Die Regierung plant einen umfassenden Eingriff in die Finanzmärkte. Nicht nur die Spekulation auf sinkende Kurse bei Staatsanleihen und Aktien soll verboten werden, sondern auch auf den Euro. Bei Zuwiderhandlung drohen drakonische Strafen.
Von Dirk Weckerle
Das Finanzministerium will das Wertpapierhandelsgesetz drastisch ändern. Verboten werden soll demnach nicht nur die Spekulation auf sinkende Kurse bei Aktien und Staatsanleihen sondern auch auf den Euro.
Dies sieht ein Gesetzesentwurf vor, der MMnews vorliegt. Original kann hier eingesehen werden.
Die Regierung begründet ihr Vorhaben mit der Stärkung des Anlegerschutzes und Verbesserung der Funktionsfähigkeit des Kapitalmarkts. Die vorgesehenen Regelungen zu Leerverkaufsaktivitäten sollen schon nächste Woche in ein neues Gesetz eingebracht werden, und zwar das "Gesetz zur Stärkung der Stabilität der Finanzmärkte".
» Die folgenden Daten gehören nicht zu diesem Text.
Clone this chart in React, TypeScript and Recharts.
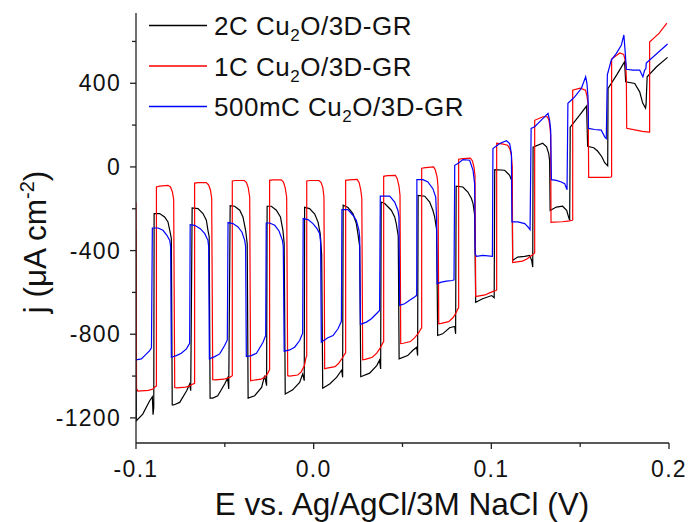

Folgendes soll darin beschlossen werden:
- Verbot ungedeckter Leerverkäufe in Aktien, einschließlich hierauf bezogener Derivate,
- Einführung eines Transparenzsystems für Leerverkaufspositionen,
- Verbot ungedeckter Leerverkäufen in Staatspapieren (Schuldtiteln) der Eurozone,
- Verbot ungedeckter CDS auf Ausfallrisiken von Staaten der Eurozone,
- Verbot von Währungsderivaten auf den Euro, die nicht Absicherungszwecken dienen
Demnach darf man dann zum Beispiel nicht mehr auf einen sinkenden Euro spekulieren, es sei denn, es liegt ein "berechtigtes Absicherungsinteresse" vor. Dies dürfte nur bei Unternehmen gegeben sein, welche Produkte ins nichteuropäische Ausland verkaufen.
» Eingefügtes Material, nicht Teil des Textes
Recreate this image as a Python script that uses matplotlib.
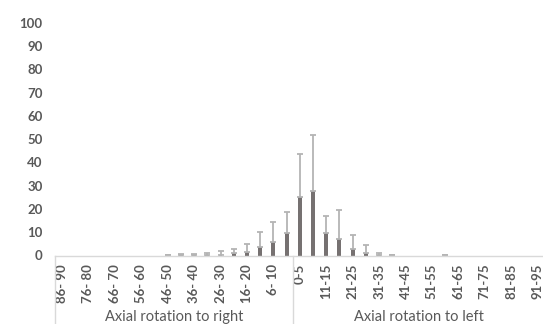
import numpy as np
import matplotlib.pyplot as plt
from matplotlib.transforms import blended_transform_factory

# right rotation categories (far right -> centre), then left rotation (centre -> far left)
right_cats = ["86- 90", "81- 85", "76- 80", "71- 75", "66- 70", "61- 65", "56- 60",
              "51- 55", "46- 50", "41- 45", "36- 40", "31- 35", "26- 30", "21- 25",
              "16- 20", "11- 15", "6- 10", "0- 5"]
left_cats = ["0-5", "6-10", "11-15", "16-20", "21-25", "26-30", "31-35", "36-40",
             "41-45", "46-50", "51-55", "56-60", "61-65", "66-70", "71-75", "76-80",
             "81-85", "86-90", "91-95"]

right_mean = [0, 0, 0, 0, 0, 0, 0, 0, 0.05, 0.05, 0.1, 0.2, 0.4, 0.9, 1.4, 3.6, 5.9, 9.6]
right_err = [0, 0, 0, 0, 0, 0, 0, 0, 0.3, 0.4, 0.5, 0.8, 1.5, 2.0, 3.5, 6.3, 8.6, 9.2]
left_mean = [25.3, 27.7, 9.6, 7.0, 3.0, 1.1, 0.2, 0.05, 0, 0, 0, 0.05, 0, 0, 0, 0, 0, 0, 0]
left_err = [18.2, 24.0, 7.2, 12.4, 6.0, 3.3, 0.9, 0.2, 0, 0, 0, 0.3, 0, 0, 0, 0, 0, 0, 0]

group_names = ["Axial rotation to right", "Axial rotation to left"]

cats = right_cats + left_cats
means = np.array(right_mean + left_mean)
errs = np.array(right_err + left_err)
x = np.arange(len(cats))

plt.rcParams["font.family"] = ["Lato", "DejaVu Sans"]
text_col = "#595959"

fig = plt.figure(figsize=(5.43, 3.24), dpi=100)
ax = fig.add_axes([55.3 / 543, 68.5 / 324, 489 / 543, 232.8 / 324])

ax.bar(x, means, width=0.3, color="#767171", zorder=2)
# zero error bars sit on the axis line in the original, so skip them
m = (errs > 0) | (means > 0)
ax.errorbar(x[m], means[m], yerr=[np.zeros(m.sum()), errs[m]], fmt="none",
            ecolor="#B4B4B4", elinewidth=1.3, capsize=2.3, capthick=1.3, zorder=3)

ax.set_xlim(-0.5, len(cats) - 0.5)
ax.set_ylim(0, 100)
ax.set_yticks(range(0, 101, 10))
ax.tick_params(axis="y", length=0, pad=9, labelsize=9.5, labelcolor=text_col)
for lab in ax.get_yticklabels():
    lab.set_fontweight("bold")

ax.set_xticks(x[::2])
ax.set_xticklabels(cats[::2], rotation=90, fontsize=9.5, fontweight="bold",
                   color=text_col, va="top")
ax.tick_params(axis="x", length=0, pad=6)

for s in ["top", "right", "left"]:
    ax.spines[s].set_visible(False)
ax.spines["bottom"].set_color("#D9D9D9")
ax.spines["bottom"].set_linewidth(1)
ax.spines["bottom"].set_zorder(4)

# multi-level category box lines and group labels
tr = blended_transform_factory(ax.transData, ax.transAxes)
n_right = len(right_cats)
for xv in [-0.5, n_right - 0.5, len(cats) - 0.5]:
    ax.plot([xv, xv], [0, -0.3], transform=tr, color="#D9D9D9", lw=1, clip_on=False)
ax.text((n_right - 1) / 2, -0.265, group_names[0], transform=tr, ha="center",
        va="center", fontsize=10.5, color=text_col)
ax.text(n_right + (len(left_cats) - 1) / 2, -0.265, group_names[1], transform=tr,
        ha="center", va="center", fontsize=10.5, color=text_col)

fig.savefig("out.png", dpi=100)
Jede Position, die also nicht einem wirklichen Absicherungsineresse gilt, soll demnach verboten werden. Das bedeutet in der Praxis, dass auch kein Kleinanleger mehr Devisenspekulation betreiben darf - sei es per Optionsschein oder im Daytrading.
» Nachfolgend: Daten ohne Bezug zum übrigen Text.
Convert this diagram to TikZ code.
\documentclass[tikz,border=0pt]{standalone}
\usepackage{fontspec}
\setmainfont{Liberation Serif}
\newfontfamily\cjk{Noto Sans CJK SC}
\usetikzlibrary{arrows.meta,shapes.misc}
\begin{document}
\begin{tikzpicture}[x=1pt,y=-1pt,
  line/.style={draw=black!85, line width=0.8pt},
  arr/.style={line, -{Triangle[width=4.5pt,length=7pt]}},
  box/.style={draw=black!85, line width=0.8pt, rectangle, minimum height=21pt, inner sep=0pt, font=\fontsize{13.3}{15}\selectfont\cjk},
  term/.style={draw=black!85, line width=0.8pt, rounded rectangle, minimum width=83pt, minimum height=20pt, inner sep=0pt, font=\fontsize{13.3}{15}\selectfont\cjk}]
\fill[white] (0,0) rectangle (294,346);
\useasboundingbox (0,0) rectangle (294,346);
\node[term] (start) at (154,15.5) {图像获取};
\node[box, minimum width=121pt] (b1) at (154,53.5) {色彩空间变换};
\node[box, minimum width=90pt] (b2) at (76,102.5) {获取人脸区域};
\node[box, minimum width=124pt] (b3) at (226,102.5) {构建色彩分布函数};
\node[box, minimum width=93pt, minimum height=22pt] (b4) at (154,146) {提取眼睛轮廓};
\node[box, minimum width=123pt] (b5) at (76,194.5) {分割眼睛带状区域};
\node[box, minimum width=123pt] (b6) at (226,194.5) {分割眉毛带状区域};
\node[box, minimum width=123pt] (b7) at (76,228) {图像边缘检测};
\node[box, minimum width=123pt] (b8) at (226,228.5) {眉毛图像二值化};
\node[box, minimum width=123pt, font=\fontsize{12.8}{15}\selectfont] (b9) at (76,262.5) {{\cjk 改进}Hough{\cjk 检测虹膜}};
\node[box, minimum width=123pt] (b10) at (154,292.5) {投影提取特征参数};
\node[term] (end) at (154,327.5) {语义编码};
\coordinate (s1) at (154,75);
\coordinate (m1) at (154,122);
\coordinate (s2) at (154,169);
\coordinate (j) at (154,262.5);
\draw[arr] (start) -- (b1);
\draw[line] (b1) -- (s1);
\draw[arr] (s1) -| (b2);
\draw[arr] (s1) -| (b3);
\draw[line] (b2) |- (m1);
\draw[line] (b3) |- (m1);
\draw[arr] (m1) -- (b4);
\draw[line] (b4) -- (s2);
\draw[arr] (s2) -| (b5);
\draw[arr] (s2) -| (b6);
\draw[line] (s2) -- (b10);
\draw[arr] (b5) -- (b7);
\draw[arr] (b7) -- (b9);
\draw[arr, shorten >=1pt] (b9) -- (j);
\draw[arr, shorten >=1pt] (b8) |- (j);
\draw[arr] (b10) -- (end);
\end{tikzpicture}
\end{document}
Um das neue Gesetz in die Praxis umsetzen, soll gleichzeitig ein "Transparenzsystem" geschaffen werden, um gesetzeswidrige Leerverkäufe aufzuspüren und zu ahnden. Zuwiderhandlungen werden mit drakonischen Strafen belegt (siehe unten).
Es droht also der totale Überwachungsstaat auch an der Börse, bei dem die Regierung jederzeit eingreifen kann und befugt wird, auch darüber hinaus gehende Verbote zu erlassen, wenn Gefahr im Verzug ist.
Im Artikel 4 der geplanten Änderung des Wertpapierhandelsgesetzes heißt es dazu wörtlich:
§ 4 a
Befugnisse zur Sicherung des Finanzsystems
(1) Die Bundesanstalt kann im Benehmen mit der Deutschen Bundesbank Anordnungen treffen, die geeignet und erforderlich sind, Missstände, die Nachteile für die Stabilität der Finanzmärkte bewirken oder das Vertrauen in die Funktionsfähigkeit der Finanzmärkte erschüttern können, zu beseitigen oder zu verhindern. Insbesondere kann die Bundesanstalt den Handel mit einzelnen oder mehreren Finanzinstrumenten vorübergehend untersagen, die Aussetzung des Handels in einzelnen oder mehreren Finanzinstrumenten an Märkten, an denen Finanzinstrumente gehandelt werden, vorübergehend anordnen oder ein vorübergehendes Verbot von Geschäften in Derivaten anordnen, deren Wert sich unmittelbar oder mittelbar vom Preis von Schuldtiteln, die von Zentralregierungen, Regionalregierungen und örtlichen Gebietskörperschaften von Mitgliedstaaten der Europäischen Union, deren gesetzliche Währung der Euro ist, ausgegeben wurden, ableitet, soweit diese an einer inländischen Börse zum Handel im regulierten Markt zugelassen und in den Handel eingeführt sind und die bei wirtschaftlicher Betrachtungsweise einem Leerverkauf in diesen Schuldtiteln entsprechen. Die Wirksamkeit der Rechtsgeschäfte wird durch einen Verstoß gegen Anordnungen nach diesem Absatz nicht berührt. Die Bundesanstalt kann zur Wahrung der Verhältnismäßigkeit im Rahmen der Anordnungen nach diesem Absatz Ausnahmen vorsehen.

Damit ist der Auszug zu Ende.